--- PROBLEM TO SOLVE ---
Here are some records; quote them exactly, leaving out the pictures.

--- GIVEN DATA ---
-- -- --

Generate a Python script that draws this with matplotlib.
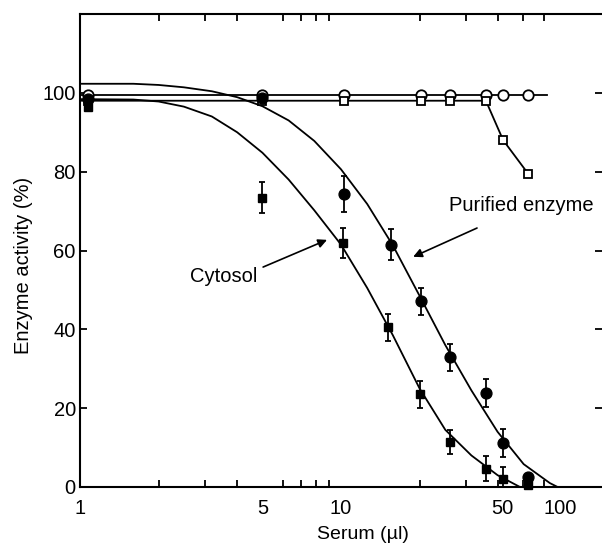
import numpy as np
import matplotlib
matplotlib.use("Agg")
import matplotlib.pyplot as plt
from matplotlib.ticker import FixedLocator, FixedFormatter, NullFormatter

plt.rcParams['font.family'] = ['Liberation Sans', 'DejaVu Sans']

# ---------------- data ----------------
# control, open circles (purified enzyme without serum factor)
ctrl_circ_x = [1.07, 5.0, 10.3, 20.3, 26.2, 35.9, 41.8, 52.1]
ctrl_circ_y = [99.5, 99.5, 99.5, 99.5, 99.5, 99.5, 99.5, 99.5]
ctrl_circ_line_x = [1.0, 61.5]
ctrl_circ_line_y = [99.5, 99.5]

# control, open squares (cytosol)
ctrl_sq_x = [1.07, 5.0, 10.3, 20.3, 26.2, 35.9, 41.8, 52.1]
ctrl_sq_y = [98.0, 98.0, 98.0, 98.0, 98.0, 98.0, 88.0, 79.5]
ctrl_sq_line_x = [1.0, 35.9, 41.8, 52.1]
ctrl_sq_line_y = [98.0, 98.0, 88.0, 79.5]

# purified enzyme, filled circles
pur_x = [1.07, 5.0, 10.3, 15.5, 20.3, 26.2, 35.9, 41.8, 52.1]
pur_y = [98.5, 98.7, 74.4, 61.5, 47.1, 32.9, 23.8, 11.1, 2.5]
pur_err = [0, 0, 4.6, 4.0, 3.5, 3.4, 3.6, 3.6, 0]

# cytosol, filled squares
cyt_x = [1.07, 5.0, 10.2, 15.1, 20.1, 26.2, 35.9, 41.8, 52.1]
cyt_y = [96.3, 73.4, 61.8, 40.5, 23.5, 11.4, 4.6, 2.0, 0.5]
cyt_err = [0, 4.0, 3.8, 3.4, 3.5, 3.0, 3.2, 3.0, 0]

# fitted curves
pur_fit_x = [1.0, 1.6, 2.0, 2.5, 3.2, 4.0, 5.0, 6.3, 7.9, 10.0, 12.6, 15.8,
             20.0, 25.1, 31.6, 39.8, 50.1, 63.1, 67.6]
pur_fit_y = [102.3, 102.3, 102.0, 101.4, 100.4, 98.9, 96.6, 93.0, 87.8, 80.6,
             71.8, 61.3, 48.5, 36.0, 24.5, 14.0, 5.8, 1.0, 0.0]
cyt_fit_x = [1.0, 1.6, 2.0, 2.5, 3.2, 4.0, 5.0, 6.3, 7.9, 10.0, 12.6, 15.8,
             20.0, 25.1, 31.6, 39.8, 48.5]
cyt_fit_y = [98.4, 98.3, 97.8, 96.5, 94.0, 90.0, 84.8, 78.0, 70.2, 61.5,
             50.5, 38.5, 25.0, 14.5, 8.0, 3.0, 0.0]

xtick_minor = [2, 3, 4, 5, 6, 7, 8, 9, 10, 20, 30, 40, 50, 60]
xlabel_pos = [1, 5, 10, 41.4, 69.0]
xlabel_txt = ['1', '5', '10', '50', '100']
yticks = [0, 20, 40, 60, 80, 100]

# ---------------- figure ----------------
fig = plt.figure(figsize=(6.02, 5.46), dpi=100)
ax = fig.add_axes([80/602, 59/546, 522/602, 473/546])
ax.set_xscale('log')
ax.set_xlim(1, 100)
ax.set_ylim(0, 120)

lw = 1.3
# control lines
ax.plot(ctrl_circ_line_x, ctrl_circ_line_y, color='black', lw=lw, zorder=2)
ax.plot(ctrl_sq_line_x, ctrl_sq_line_y, color='black', lw=lw, zorder=2)
ax.plot(ctrl_circ_x, ctrl_circ_y, 'o', ms=7.5, mfc='white', mec='black', mew=1.3, zorder=3)
ax.plot(ctrl_sq_x, ctrl_sq_y, 's', ms=5.5, mfc='white', mec='black', mew=1.3, zorder=3)

# fitted curves
ax.plot(pur_fit_x, pur_fit_y, color='black', lw=lw, zorder=2, solid_joinstyle='round')
ax.plot(cyt_fit_x, cyt_fit_y, color='black', lw=lw, zorder=2, solid_joinstyle='round')

# filled data points with error bars
pe = np.array(pur_err); ce = np.array(cyt_err)
px = np.array(pur_x); py = np.array(pur_y)
cx = np.array(cyt_x); cy = np.array(cyt_y)
m = pe > 0
ax.errorbar(px[m], py[m], yerr=pe[m], fmt='none', ecolor='black', elinewidth=1.3,
            capsize=2.5, capthick=1.3, zorder=4)
m = ce > 0
ax.errorbar(cx[m], cy[m], yerr=ce[m], fmt='none', ecolor='black', elinewidth=1.3,
            capsize=2.5, capthick=1.3, zorder=4)
ax.plot(px, py, 'o', ms=7.8, color='black', zorder=5, clip_on=False)
ax.plot(cx, cy, 's', ms=6.0, color='black', zorder=5, clip_on=False)

# annotations
fs = 14.5
ax.text(49, 71.5, 'Purified enzyme', fontsize=fs, ha='center', va='center')
ax.annotate('', xy=(18.9, 58.4), xytext=(33.2, 65.7),
            arrowprops=dict(arrowstyle='-|>', color='black', lw=1.2, mutation_scale=13,
                            shrinkA=0, shrinkB=0))
ax.text(3.56, 53.5, 'Cytosol', fontsize=fs, ha='center', va='center')
ax.annotate('', xy=(8.84, 62.7), xytext=(5.03, 55.8),
            arrowprops=dict(arrowstyle='-|>', color='black', lw=1.2, mutation_scale=13,
                            shrinkA=0, shrinkB=0))

# axes styling
for s in ['left', 'bottom', 'top']:
    ax.spines[s].set_linewidth(1.5)
ax.spines['right'].set_visible(False)

ax.xaxis.set_major_locator(FixedLocator(xlabel_pos))
ax.xaxis.set_major_formatter(FixedFormatter(xlabel_txt))
ax.xaxis.set_minor_locator(FixedLocator(xtick_minor))
ax.xaxis.set_minor_formatter(NullFormatter())
ax.tick_params(axis='x', which='major', length=0, pad=9, labelsize=fs)
ax.tick_params(axis='x', which='minor', direction='in', length=5, width=1.3,
               top=True, bottom=True)

ax.set_yticks(yticks)
ax.tick_params(axis='y', which='major', direction='in', length=5, width=1.3,
               left=True, right=True, labelsize=fs, pad=3)
ax.yaxis.set_minor_locator(FixedLocator([]))

ax.set_xlabel('Serum (µl)', fontsize=14)
ax.xaxis.label.set_va('center')
ax.xaxis.set_label_coords(0.542, -0.100)
ax.set_ylabel('Enzyme activity (%)', fontsize=fs)
ax.yaxis.label.set_va('center')
ax.yaxis.set_label_coords(-0.109, 0.469)

fig.savefig('out.png', dpi=100)
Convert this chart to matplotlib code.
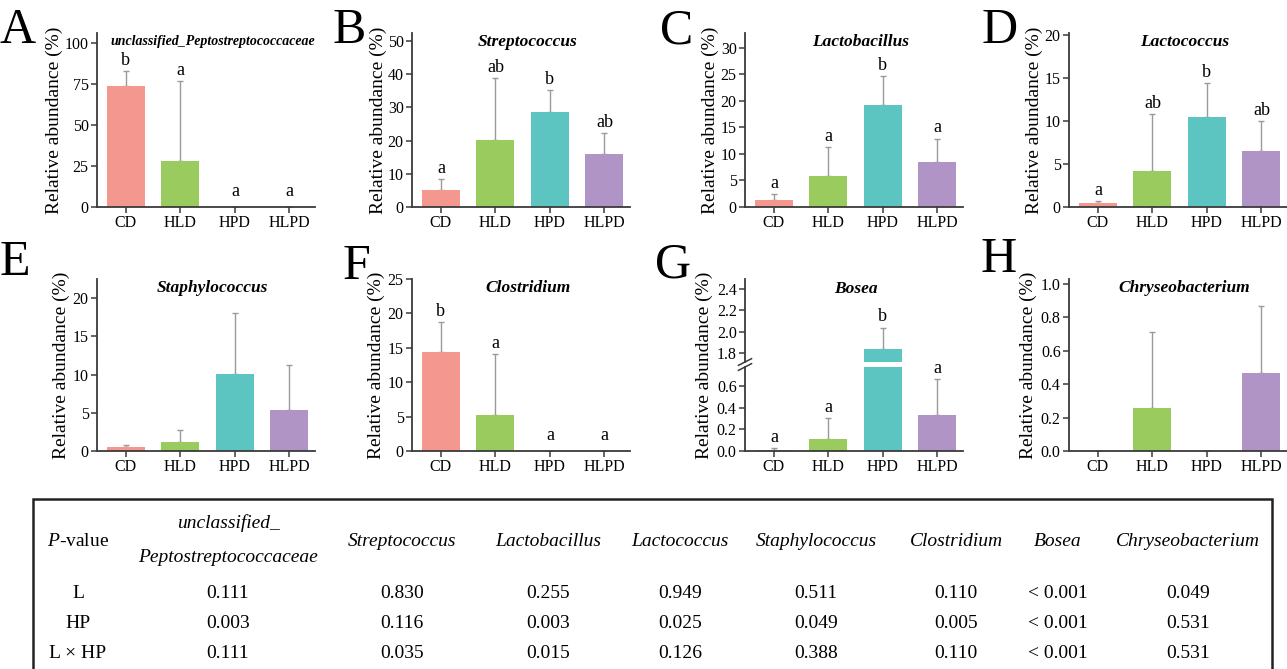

-- -- --

--- COMPLETED TASK ---
Generate a Python script that draws this with matplotlib.
import numpy as np
import matplotlib
matplotlib.use("Agg")
import matplotlib.pyplot as plt
from matplotlib.ticker import FixedLocator, FixedFormatter, NullFormatter

plt.rcParams['font.family'] = ['Liberation Sans', 'DejaVu Sans']

# ---------------- data ----------------
# control, open circles (purified enzyme without serum factor)
ctrl_circ_x = [1.07, 5.0, 10.3, 20.3, 26.2, 35.9, 41.8, 52.1]
ctrl_circ_y = [99.5, 99.5, 99.5, 99.5, 99.5, 99.5, 99.5, 99.5]
ctrl_circ_line_x = [1.0, 61.5]
ctrl_circ_line_y = [99.5, 99.5]

# control, open squares (cytosol)
ctrl_sq_x = [1.07, 5.0, 10.3, 20.3, 26.2, 35.9, 41.8, 52.1]
ctrl_sq_y = [98.0, 98.0, 98.0, 98.0, 98.0, 98.0, 88.0, 79.5]
ctrl_sq_line_x = [1.0, 35.9, 41.8, 52.1]
ctrl_sq_line_y = [98.0, 98.0, 88.0, 79.5]

# purified enzyme, filled circles
pur_x = [1.07, 5.0, 10.3, 15.5, 20.3, 26.2, 35.9, 41.8, 52.1]
pur_y = [98.5, 98.7, 74.4, 61.5, 47.1, 32.9, 23.8, 11.1, 2.5]
pur_err = [0, 0, 4.6, 4.0, 3.5, 3.4, 3.6, 3.6, 0]

# cytosol, filled squares
cyt_x = [1.07, 5.0, 10.2, 15.1, 20.1, 26.2, 35.9, 41.8, 52.1]
cyt_y = [96.3, 73.4, 61.8, 40.5, 23.5, 11.4, 4.6, 2.0, 0.5]
cyt_err = [0, 4.0, 3.8, 3.4, 3.5, 3.0, 3.2, 3.0, 0]

# fitted curves
pur_fit_x = [1.0, 1.6, 2.0, 2.5, 3.2, 4.0, 5.0, 6.3, 7.9, 10.0, 12.6, 15.8,
             20.0, 25.1, 31.6, 39.8, 50.1, 63.1, 67.6]
pur_fit_y = [102.3, 102.3, 102.0, 101.4, 100.4, 98.9, 96.6, 93.0, 87.8, 80.6,
             71.8, 61.3, 48.5, 36.0, 24.5, 14.0, 5.8, 1.0, 0.0]
cyt_fit_x = [1.0, 1.6, 2.0, 2.5, 3.2, 4.0, 5.0, 6.3, 7.9, 10.0, 12.6, 15.8,
             20.0, 25.1, 31.6, 39.8, 48.5]
cyt_fit_y = [98.4, 98.3, 97.8, 96.5, 94.0, 90.0, 84.8, 78.0, 70.2, 61.5,
             50.5, 38.5, 25.0, 14.5, 8.0, 3.0, 0.0]

xtick_minor = [2, 3, 4, 5, 6, 7, 8, 9, 10, 20, 30, 40, 50, 60]
xlabel_pos = [1, 5, 10, 41.4, 69.0]
xlabel_txt = ['1', '5', '10', '50', '100']
yticks = [0, 20, 40, 60, 80, 100]

# ---------------- figure ----------------
fig = plt.figure(figsize=(6.02, 5.46), dpi=100)
ax = fig.add_axes([80/602, 59/546, 522/602, 473/546])
ax.set_xscale('log')
ax.set_xlim(1, 100)
ax.set_ylim(0, 120)

lw = 1.3
# control lines
ax.plot(ctrl_circ_line_x, ctrl_circ_line_y, color='black', lw=lw, zorder=2)
ax.plot(ctrl_sq_line_x, ctrl_sq_line_y, color='black', lw=lw, zorder=2)
ax.plot(ctrl_circ_x, ctrl_circ_y, 'o', ms=7.5, mfc='white', mec='black', mew=1.3, zorder=3)
ax.plot(ctrl_sq_x, ctrl_sq_y, 's', ms=5.5, mfc='white', mec='black', mew=1.3, zorder=3)

# fitted curves
ax.plot(pur_fit_x, pur_fit_y, color='black', lw=lw, zorder=2, solid_joinstyle='round')
ax.plot(cyt_fit_x, cyt_fit_y, color='black', lw=lw, zorder=2, solid_joinstyle='round')

# filled data points with error bars
pe = np.array(pur_err); ce = np.array(cyt_err)
px = np.array(pur_x); py = np.array(pur_y)
cx = np.array(cyt_x); cy = np.array(cyt_y)
m = pe > 0
ax.errorbar(px[m], py[m], yerr=pe[m], fmt='none', ecolor='black', elinewidth=1.3,
            capsize=2.5, capthick=1.3, zorder=4)
m = ce > 0
ax.errorbar(cx[m], cy[m], yerr=ce[m], fmt='none', ecolor='black', elinewidth=1.3,
            capsize=2.5, capthick=1.3, zorder=4)
ax.plot(px, py, 'o', ms=7.8, color='black', zorder=5, clip_on=False)
ax.plot(cx, cy, 's', ms=6.0, color='black', zorder=5, clip_on=False)

# annotations
fs = 14.5
ax.text(49, 71.5, 'Purified enzyme', fontsize=fs, ha='center', va='center')
ax.annotate('', xy=(18.9, 58.4), xytext=(33.2, 65.7),
            arrowprops=dict(arrowstyle='-|>', color='black', lw=1.2, mutation_scale=13,
                            shrinkA=0, shrinkB=0))
ax.text(3.56, 53.5, 'Cytosol', fontsize=fs, ha='center', va='center')
ax.annotate('', xy=(8.84, 62.7), xytext=(5.03, 55.8),
            arrowprops=dict(arrowstyle='-|>', color='black', lw=1.2, mutation_scale=13,
                            shrinkA=0, shrinkB=0))

# axes styling
for s in ['left', 'bottom', 'top']:
    ax.spines[s].set_linewidth(1.5)
ax.spines['right'].set_visible(False)

ax.xaxis.set_major_locator(FixedLocator(xlabel_pos))
ax.xaxis.set_major_formatter(FixedFormatter(xlabel_txt))
ax.xaxis.set_minor_locator(FixedLocator(xtick_minor))
ax.xaxis.set_minor_formatter(NullFormatter())
ax.tick_params(axis='x', which='major', length=0, pad=9, labelsize=fs)
ax.tick_params(axis='x', which='minor', direction='in', length=5, width=1.3,
               top=True, bottom=True)

ax.set_yticks(yticks)
ax.tick_params(axis='y', which='major', direction='in', length=5, width=1.3,
               left=True, right=True, labelsize=fs, pad=3)
ax.yaxis.set_minor_locator(FixedLocator([]))

ax.set_xlabel('Serum (µl)', fontsize=14)
ax.xaxis.label.set_va('center')
ax.xaxis.set_label_coords(0.542, -0.100)
ax.set_ylabel('Enzyme activity (%)', fontsize=fs)
ax.yaxis.label.set_va('center')
ax.yaxis.set_label_coords(-0.109, 0.469)

fig.savefig('out.png', dpi=100)
Convert this chart to matplotlib code.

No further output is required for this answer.